**WHAT IS BEING ASKED**:
Identify the lines that contain the word "this", then copy them.
* BEGIN INFORMATION PROVIDED *
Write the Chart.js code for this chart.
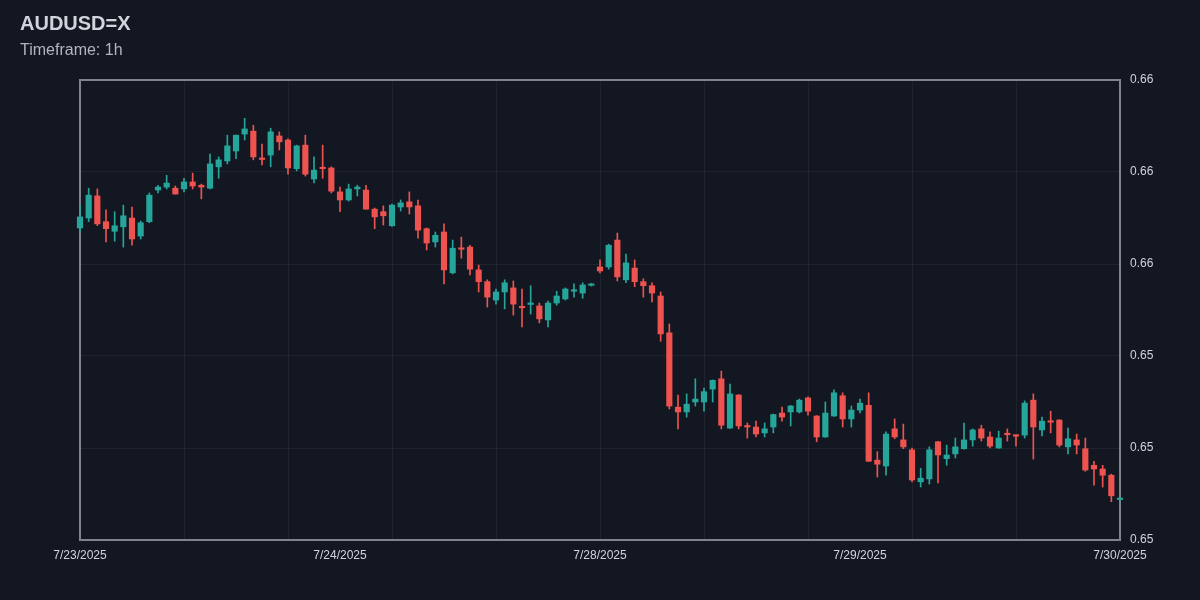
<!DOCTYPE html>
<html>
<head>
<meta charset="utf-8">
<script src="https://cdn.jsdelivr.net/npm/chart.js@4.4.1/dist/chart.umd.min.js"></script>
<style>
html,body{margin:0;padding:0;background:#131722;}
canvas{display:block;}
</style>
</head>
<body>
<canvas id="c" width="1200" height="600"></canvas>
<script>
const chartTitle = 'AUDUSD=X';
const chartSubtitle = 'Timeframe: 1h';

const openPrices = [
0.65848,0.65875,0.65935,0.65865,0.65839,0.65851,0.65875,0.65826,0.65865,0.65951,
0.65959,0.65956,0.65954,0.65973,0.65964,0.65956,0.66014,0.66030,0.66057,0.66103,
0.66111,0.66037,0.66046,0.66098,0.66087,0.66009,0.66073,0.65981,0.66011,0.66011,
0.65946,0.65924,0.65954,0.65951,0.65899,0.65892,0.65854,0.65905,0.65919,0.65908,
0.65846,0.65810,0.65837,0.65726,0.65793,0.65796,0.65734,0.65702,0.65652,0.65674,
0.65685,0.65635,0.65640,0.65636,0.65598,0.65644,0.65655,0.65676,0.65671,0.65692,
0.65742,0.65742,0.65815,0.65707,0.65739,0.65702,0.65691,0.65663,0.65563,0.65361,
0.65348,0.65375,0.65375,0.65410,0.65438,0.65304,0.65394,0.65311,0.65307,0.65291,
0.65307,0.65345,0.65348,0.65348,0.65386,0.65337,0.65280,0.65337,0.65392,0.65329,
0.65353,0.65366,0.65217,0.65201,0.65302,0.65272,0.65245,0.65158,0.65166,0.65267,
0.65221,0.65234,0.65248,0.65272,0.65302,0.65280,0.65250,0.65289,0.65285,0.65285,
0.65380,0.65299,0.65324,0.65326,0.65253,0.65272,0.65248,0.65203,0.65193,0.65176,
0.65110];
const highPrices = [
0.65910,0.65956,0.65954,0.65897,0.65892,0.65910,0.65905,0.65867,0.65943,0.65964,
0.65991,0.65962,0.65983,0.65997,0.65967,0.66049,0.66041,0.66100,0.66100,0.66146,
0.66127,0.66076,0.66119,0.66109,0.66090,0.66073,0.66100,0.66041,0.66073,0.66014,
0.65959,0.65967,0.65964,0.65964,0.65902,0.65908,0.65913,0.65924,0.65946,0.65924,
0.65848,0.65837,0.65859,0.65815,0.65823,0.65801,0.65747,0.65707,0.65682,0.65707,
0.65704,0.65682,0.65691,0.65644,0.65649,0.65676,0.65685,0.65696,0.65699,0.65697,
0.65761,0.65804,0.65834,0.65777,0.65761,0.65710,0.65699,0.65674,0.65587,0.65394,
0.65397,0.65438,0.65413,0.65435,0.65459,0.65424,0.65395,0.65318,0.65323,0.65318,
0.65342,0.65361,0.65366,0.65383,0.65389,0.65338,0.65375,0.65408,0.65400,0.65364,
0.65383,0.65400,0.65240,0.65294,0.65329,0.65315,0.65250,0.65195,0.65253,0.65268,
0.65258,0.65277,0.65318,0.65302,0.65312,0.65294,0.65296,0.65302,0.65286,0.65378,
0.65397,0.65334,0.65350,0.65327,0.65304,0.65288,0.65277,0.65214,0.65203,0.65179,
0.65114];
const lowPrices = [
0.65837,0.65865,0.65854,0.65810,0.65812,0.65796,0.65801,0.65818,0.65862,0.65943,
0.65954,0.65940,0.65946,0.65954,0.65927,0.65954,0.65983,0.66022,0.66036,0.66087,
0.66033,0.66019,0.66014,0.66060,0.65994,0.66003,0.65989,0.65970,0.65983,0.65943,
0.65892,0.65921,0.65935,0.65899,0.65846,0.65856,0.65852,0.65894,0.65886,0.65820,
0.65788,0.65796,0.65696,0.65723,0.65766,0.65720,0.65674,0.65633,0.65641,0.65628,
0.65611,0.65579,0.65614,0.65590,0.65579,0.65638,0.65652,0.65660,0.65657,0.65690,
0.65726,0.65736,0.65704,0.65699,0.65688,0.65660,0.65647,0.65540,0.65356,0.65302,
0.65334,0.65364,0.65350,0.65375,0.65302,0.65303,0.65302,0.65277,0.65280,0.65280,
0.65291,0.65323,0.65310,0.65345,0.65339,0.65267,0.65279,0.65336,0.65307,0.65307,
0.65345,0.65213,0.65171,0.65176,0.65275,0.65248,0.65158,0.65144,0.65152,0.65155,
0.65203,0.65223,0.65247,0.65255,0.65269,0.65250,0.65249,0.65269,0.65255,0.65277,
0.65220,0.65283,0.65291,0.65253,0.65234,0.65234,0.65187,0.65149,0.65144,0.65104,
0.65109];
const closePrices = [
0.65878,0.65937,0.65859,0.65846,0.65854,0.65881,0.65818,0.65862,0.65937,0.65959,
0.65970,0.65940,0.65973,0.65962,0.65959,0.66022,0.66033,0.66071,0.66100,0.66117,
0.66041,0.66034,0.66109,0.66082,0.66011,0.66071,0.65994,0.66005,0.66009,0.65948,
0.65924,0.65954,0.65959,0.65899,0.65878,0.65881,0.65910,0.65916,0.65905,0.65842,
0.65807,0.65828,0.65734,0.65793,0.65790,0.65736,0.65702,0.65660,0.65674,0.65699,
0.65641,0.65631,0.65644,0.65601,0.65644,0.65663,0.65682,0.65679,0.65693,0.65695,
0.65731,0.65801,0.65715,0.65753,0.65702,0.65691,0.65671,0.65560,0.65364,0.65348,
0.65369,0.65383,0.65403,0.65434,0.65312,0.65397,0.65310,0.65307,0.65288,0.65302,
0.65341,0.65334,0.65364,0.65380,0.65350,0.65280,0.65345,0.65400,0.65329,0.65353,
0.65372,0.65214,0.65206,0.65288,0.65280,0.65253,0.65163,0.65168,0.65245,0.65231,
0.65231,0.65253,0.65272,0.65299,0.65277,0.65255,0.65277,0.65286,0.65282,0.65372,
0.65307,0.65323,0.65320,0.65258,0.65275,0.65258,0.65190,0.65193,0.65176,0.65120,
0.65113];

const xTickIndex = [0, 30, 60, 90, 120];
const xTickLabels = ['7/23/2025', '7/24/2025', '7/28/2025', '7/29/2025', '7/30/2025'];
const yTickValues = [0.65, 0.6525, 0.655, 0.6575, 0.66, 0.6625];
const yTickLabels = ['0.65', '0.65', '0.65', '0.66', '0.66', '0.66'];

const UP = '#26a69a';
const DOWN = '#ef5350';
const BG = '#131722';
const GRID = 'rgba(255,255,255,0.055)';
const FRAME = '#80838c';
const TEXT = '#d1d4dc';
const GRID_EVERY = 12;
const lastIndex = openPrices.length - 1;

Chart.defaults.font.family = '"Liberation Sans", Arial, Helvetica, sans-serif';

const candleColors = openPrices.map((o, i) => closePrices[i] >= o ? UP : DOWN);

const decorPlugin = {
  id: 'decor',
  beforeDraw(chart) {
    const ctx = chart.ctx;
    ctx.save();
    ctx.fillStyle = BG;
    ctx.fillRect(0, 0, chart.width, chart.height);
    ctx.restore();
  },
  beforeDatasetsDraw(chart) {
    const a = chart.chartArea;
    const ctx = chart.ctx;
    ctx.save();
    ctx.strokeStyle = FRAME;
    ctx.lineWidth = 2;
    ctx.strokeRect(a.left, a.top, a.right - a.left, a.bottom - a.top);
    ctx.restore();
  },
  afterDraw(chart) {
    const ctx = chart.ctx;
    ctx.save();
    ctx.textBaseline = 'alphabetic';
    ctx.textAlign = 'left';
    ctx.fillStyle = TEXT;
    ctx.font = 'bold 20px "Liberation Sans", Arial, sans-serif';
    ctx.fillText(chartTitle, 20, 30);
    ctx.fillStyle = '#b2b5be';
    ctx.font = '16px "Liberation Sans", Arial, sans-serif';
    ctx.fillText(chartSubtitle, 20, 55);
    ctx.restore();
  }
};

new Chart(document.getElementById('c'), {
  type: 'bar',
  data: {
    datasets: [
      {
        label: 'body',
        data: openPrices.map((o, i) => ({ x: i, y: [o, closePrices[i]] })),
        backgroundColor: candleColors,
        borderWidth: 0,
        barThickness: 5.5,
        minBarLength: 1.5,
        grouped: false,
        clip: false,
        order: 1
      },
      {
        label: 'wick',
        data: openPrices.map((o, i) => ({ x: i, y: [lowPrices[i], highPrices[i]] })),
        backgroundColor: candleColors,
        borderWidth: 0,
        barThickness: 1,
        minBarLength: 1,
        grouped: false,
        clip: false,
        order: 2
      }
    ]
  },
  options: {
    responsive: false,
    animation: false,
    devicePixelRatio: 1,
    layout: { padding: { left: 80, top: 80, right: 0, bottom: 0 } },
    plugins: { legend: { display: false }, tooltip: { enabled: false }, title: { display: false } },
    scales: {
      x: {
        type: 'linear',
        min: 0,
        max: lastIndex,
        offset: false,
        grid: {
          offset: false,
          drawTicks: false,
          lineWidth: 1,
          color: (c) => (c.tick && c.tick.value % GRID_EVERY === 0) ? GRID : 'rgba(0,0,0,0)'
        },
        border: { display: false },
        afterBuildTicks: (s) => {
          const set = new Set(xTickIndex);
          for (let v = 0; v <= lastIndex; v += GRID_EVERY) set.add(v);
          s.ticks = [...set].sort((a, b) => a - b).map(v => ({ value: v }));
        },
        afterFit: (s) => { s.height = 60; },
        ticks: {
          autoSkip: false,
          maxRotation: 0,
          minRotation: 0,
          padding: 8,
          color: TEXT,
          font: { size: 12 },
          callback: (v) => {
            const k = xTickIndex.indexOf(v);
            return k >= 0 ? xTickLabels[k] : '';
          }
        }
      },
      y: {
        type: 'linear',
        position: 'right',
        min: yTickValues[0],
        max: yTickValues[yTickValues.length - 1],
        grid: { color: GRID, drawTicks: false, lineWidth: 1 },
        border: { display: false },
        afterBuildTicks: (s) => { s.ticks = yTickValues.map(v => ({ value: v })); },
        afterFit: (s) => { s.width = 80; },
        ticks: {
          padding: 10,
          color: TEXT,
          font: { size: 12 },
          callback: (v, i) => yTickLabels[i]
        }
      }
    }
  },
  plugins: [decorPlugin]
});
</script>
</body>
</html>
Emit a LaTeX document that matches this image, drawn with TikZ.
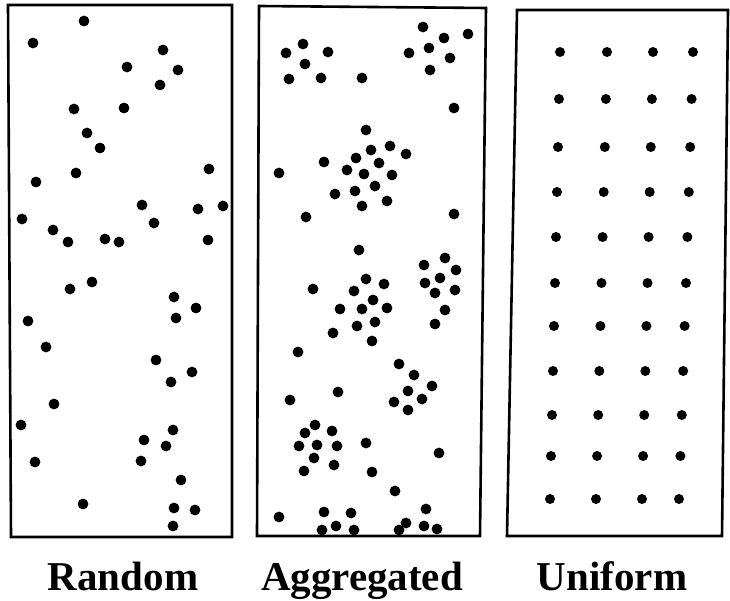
* END INFORMATION PROVIDED *
**RESPONSE TO THE EXERCISE**:
Write the Chart.js code for this chart.
Emit a LaTeX document that matches this image, drawn with TikZ.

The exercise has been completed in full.